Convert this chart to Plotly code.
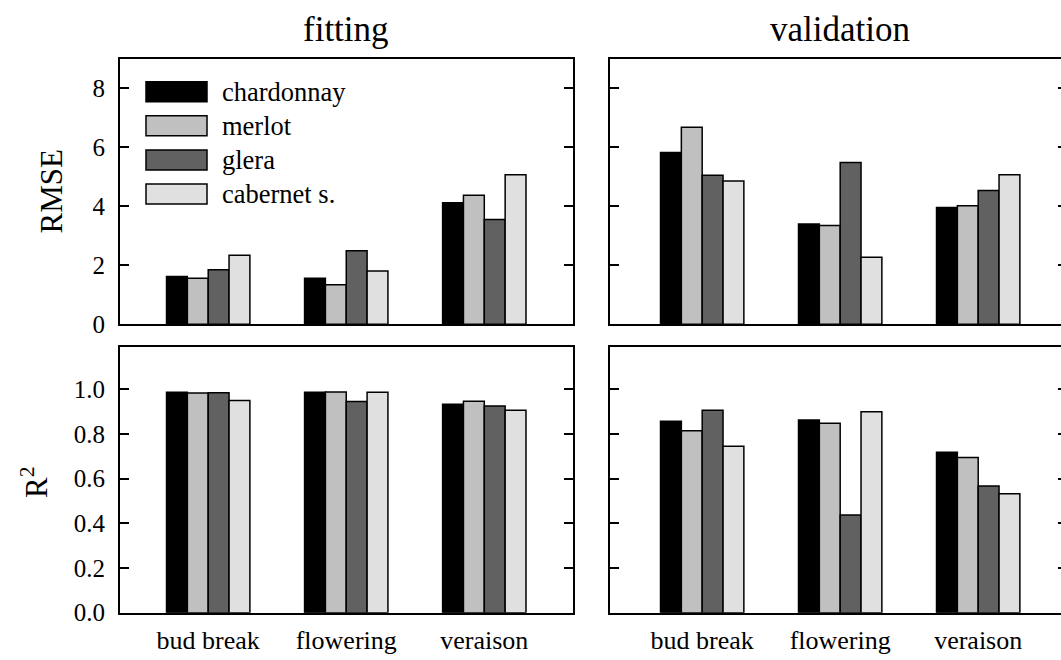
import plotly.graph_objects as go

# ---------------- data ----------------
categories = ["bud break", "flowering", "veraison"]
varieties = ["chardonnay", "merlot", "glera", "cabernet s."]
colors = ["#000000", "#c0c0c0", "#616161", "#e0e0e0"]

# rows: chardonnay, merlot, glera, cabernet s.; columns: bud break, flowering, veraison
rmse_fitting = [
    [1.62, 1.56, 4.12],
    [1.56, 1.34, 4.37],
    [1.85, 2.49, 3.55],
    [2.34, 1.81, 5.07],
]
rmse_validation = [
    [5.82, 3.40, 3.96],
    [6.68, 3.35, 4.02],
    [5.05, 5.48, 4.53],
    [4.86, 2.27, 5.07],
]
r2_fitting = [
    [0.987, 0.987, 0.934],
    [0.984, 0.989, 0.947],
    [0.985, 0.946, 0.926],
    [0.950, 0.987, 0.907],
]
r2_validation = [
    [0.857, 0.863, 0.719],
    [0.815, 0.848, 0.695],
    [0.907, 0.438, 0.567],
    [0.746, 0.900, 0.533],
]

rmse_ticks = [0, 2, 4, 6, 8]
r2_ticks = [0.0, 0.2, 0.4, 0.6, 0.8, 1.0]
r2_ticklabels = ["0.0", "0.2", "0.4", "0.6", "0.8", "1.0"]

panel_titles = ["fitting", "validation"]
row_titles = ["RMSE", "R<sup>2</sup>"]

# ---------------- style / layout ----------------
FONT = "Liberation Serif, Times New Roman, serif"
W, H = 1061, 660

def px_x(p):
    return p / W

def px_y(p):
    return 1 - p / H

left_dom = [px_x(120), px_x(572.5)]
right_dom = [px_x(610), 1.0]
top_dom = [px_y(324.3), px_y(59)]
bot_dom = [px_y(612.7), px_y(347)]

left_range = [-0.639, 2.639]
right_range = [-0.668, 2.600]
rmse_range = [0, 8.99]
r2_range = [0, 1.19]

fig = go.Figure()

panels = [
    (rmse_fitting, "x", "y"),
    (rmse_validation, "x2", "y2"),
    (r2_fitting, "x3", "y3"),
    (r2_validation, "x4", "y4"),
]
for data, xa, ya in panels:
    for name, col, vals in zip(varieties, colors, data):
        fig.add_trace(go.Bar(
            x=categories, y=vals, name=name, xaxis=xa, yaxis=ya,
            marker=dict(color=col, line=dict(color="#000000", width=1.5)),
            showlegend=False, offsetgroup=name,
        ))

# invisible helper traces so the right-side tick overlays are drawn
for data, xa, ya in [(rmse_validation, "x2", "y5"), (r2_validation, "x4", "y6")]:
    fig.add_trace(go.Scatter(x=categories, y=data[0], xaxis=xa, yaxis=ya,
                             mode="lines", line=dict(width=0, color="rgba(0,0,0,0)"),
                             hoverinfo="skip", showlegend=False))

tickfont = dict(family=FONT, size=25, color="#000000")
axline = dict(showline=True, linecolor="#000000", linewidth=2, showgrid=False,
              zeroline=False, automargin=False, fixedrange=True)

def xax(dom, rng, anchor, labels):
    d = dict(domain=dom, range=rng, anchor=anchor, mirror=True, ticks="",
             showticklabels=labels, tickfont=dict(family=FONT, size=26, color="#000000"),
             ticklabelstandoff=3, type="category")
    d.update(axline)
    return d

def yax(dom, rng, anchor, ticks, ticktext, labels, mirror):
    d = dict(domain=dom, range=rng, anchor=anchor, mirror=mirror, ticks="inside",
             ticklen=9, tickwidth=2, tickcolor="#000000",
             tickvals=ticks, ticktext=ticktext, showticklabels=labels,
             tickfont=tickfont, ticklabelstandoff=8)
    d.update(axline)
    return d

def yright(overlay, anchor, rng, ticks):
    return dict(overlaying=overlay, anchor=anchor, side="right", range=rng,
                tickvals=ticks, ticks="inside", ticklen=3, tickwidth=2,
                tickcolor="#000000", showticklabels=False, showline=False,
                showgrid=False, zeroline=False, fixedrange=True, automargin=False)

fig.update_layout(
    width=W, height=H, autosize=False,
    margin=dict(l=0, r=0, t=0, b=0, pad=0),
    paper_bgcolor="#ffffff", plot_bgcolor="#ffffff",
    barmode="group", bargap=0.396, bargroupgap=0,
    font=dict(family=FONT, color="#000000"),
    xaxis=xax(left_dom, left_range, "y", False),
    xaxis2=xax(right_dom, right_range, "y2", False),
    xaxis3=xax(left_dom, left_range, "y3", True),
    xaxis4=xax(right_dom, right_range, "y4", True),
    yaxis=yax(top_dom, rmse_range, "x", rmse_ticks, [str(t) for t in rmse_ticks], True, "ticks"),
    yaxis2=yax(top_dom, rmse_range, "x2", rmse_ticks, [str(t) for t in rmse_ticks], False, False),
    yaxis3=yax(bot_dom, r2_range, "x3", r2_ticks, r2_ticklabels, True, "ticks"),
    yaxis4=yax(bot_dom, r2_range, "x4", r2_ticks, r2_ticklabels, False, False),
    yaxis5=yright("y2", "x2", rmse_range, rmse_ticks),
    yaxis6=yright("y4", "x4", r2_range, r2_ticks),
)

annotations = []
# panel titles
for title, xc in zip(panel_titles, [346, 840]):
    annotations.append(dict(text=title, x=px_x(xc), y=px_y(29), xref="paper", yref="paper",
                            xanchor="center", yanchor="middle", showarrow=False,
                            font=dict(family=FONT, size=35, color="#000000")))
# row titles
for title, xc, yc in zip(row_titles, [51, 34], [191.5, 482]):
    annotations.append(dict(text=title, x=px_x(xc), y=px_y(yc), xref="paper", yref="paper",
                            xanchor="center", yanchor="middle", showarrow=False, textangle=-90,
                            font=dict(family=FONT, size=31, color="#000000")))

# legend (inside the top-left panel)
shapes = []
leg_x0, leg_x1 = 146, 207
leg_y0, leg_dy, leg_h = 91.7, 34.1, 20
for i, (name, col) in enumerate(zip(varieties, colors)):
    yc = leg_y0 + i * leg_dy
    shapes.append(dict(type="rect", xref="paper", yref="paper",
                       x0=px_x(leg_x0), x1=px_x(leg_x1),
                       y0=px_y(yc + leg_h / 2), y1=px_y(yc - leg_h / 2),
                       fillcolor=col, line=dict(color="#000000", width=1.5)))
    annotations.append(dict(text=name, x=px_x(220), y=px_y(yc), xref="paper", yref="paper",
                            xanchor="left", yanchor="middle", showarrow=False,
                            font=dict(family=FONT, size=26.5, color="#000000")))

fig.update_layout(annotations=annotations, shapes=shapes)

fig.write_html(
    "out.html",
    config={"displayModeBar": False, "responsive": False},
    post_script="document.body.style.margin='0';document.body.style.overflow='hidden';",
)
☆ ☆ ☆ ☆ ☆
__Instructions for the task__.
Repeat the lines above exactly, and keep every picture out.

__Reply__.
Convert this chart to Plotly code.
import plotly.graph_objects as go

# ---------------- data ----------------
categories = ["bud break", "flowering", "veraison"]
varieties = ["chardonnay", "merlot", "glera", "cabernet s."]
colors = ["#000000", "#c0c0c0", "#616161", "#e0e0e0"]

# rows: chardonnay, merlot, glera, cabernet s.; columns: bud break, flowering, veraison
rmse_fitting = [
    [1.62, 1.56, 4.12],
    [1.56, 1.34, 4.37],
    [1.85, 2.49, 3.55],
    [2.34, 1.81, 5.07],
]
rmse_validation = [
    [5.82, 3.40, 3.96],
    [6.68, 3.35, 4.02],
    [5.05, 5.48, 4.53],
    [4.86, 2.27, 5.07],
]
r2_fitting = [
    [0.987, 0.987, 0.934],
    [0.984, 0.989, 0.947],
    [0.985, 0.946, 0.926],
    [0.950, 0.987, 0.907],
]
r2_validation = [
    [0.857, 0.863, 0.719],
    [0.815, 0.848, 0.695],
    [0.907, 0.438, 0.567],
    [0.746, 0.900, 0.533],
]

rmse_ticks = [0, 2, 4, 6, 8]
r2_ticks = [0.0, 0.2, 0.4, 0.6, 0.8, 1.0]
r2_ticklabels = ["0.0", "0.2", "0.4", "0.6", "0.8", "1.0"]

panel_titles = ["fitting", "validation"]
row_titles = ["RMSE", "R<sup>2</sup>"]

# ---------------- style / layout ----------------
FONT = "Liberation Serif, Times New Roman, serif"
W, H = 1061, 660

def px_x(p):
    return p / W

def px_y(p):
    return 1 - p / H

left_dom = [px_x(120), px_x(572.5)]
right_dom = [px_x(610), 1.0]
top_dom = [px_y(324.3), px_y(59)]
bot_dom = [px_y(612.7), px_y(347)]

left_range = [-0.639, 2.639]
right_range = [-0.668, 2.600]
rmse_range = [0, 8.99]
r2_range = [0, 1.19]

fig = go.Figure()

panels = [
    (rmse_fitting, "x", "y"),
    (rmse_validation, "x2", "y2"),
    (r2_fitting, "x3", "y3"),
    (r2_validation, "x4", "y4"),
]
for data, xa, ya in panels:
    for name, col, vals in zip(varieties, colors, data):
        fig.add_trace(go.Bar(
            x=categories, y=vals, name=name, xaxis=xa, yaxis=ya,
            marker=dict(color=col, line=dict(color="#000000", width=1.5)),
            showlegend=False, offsetgroup=name,
        ))

# invisible helper traces so the right-side tick overlays are drawn
for data, xa, ya in [(rmse_validation, "x2", "y5"), (r2_validation, "x4", "y6")]:
    fig.add_trace(go.Scatter(x=categories, y=data[0], xaxis=xa, yaxis=ya,
                             mode="lines", line=dict(width=0, color="rgba(0,0,0,0)"),
                             hoverinfo="skip", showlegend=False))

tickfont = dict(family=FONT, size=25, color="#000000")
axline = dict(showline=True, linecolor="#000000", linewidth=2, showgrid=False,
              zeroline=False, automargin=False, fixedrange=True)

def xax(dom, rng, anchor, labels):
    d = dict(domain=dom, range=rng, anchor=anchor, mirror=True, ticks="",
             showticklabels=labels, tickfont=dict(family=FONT, size=26, color="#000000"),
             ticklabelstandoff=3, type="category")
    d.update(axline)
    return d

def yax(dom, rng, anchor, ticks, ticktext, labels, mirror):
    d = dict(domain=dom, range=rng, anchor=anchor, mirror=mirror, ticks="inside",
             ticklen=9, tickwidth=2, tickcolor="#000000",
             tickvals=ticks, ticktext=ticktext, showticklabels=labels,
             tickfont=tickfont, ticklabelstandoff=8)
    d.update(axline)
    return d

def yright(overlay, anchor, rng, ticks):
    return dict(overlaying=overlay, anchor=anchor, side="right", range=rng,
                tickvals=ticks, ticks="inside", ticklen=3, tickwidth=2,
                tickcolor="#000000", showticklabels=False, showline=False,
                showgrid=False, zeroline=False, fixedrange=True, automargin=False)

fig.update_layout(
    width=W, height=H, autosize=False,
    margin=dict(l=0, r=0, t=0, b=0, pad=0),
    paper_bgcolor="#ffffff", plot_bgcolor="#ffffff",
    barmode="group", bargap=0.396, bargroupgap=0,
    font=dict(family=FONT, color="#000000"),
    xaxis=xax(left_dom, left_range, "y", False),
    xaxis2=xax(right_dom, right_range, "y2", False),
    xaxis3=xax(left_dom, left_range, "y3", True),
    xaxis4=xax(right_dom, right_range, "y4", True),
    yaxis=yax(top_dom, rmse_range, "x", rmse_ticks, [str(t) for t in rmse_ticks], True, "ticks"),
    yaxis2=yax(top_dom, rmse_range, "x2", rmse_ticks, [str(t) for t in rmse_ticks], False, False),
    yaxis3=yax(bot_dom, r2_range, "x3", r2_ticks, r2_ticklabels, True, "ticks"),
    yaxis4=yax(bot_dom, r2_range, "x4", r2_ticks, r2_ticklabels, False, False),
    yaxis5=yright("y2", "x2", rmse_range, rmse_ticks),
    yaxis6=yright("y4", "x4", r2_range, r2_ticks),
)

annotations = []
# panel titles
for title, xc in zip(panel_titles, [346, 840]):
    annotations.append(dict(text=title, x=px_x(xc), y=px_y(29), xref="paper", yref="paper",
                            xanchor="center", yanchor="middle", showarrow=False,
                            font=dict(family=FONT, size=35, color="#000000")))
# row titles
for title, xc, yc in zip(row_titles, [51, 34], [191.5, 482]):
    annotations.append(dict(text=title, x=px_x(xc), y=px_y(yc), xref="paper", yref="paper",
                            xanchor="center", yanchor="middle", showarrow=False, textangle=-90,
                            font=dict(family=FONT, size=31, color="#000000")))

# legend (inside the top-left panel)
shapes = []
leg_x0, leg_x1 = 146, 207
leg_y0, leg_dy, leg_h = 91.7, 34.1, 20
for i, (name, col) in enumerate(zip(varieties, colors)):
    yc = leg_y0 + i * leg_dy
    shapes.append(dict(type="rect", xref="paper", yref="paper",
                       x0=px_x(leg_x0), x1=px_x(leg_x1),
                       y0=px_y(yc + leg_h / 2), y1=px_y(yc - leg_h / 2),
                       fillcolor=col, line=dict(color="#000000", width=1.5)))
    annotations.append(dict(text=name, x=px_x(220), y=px_y(yc), xref="paper", yref="paper",
                            xanchor="left", yanchor="middle", showarrow=False,
                            font=dict(family=FONT, size=26.5, color="#000000")))

fig.update_layout(annotations=annotations, shapes=shapes)

fig.write_html(
    "out.html",
    config={"displayModeBar": False, "responsive": False},
    post_script="document.body.style.margin='0';document.body.style.overflow='hidden';",
)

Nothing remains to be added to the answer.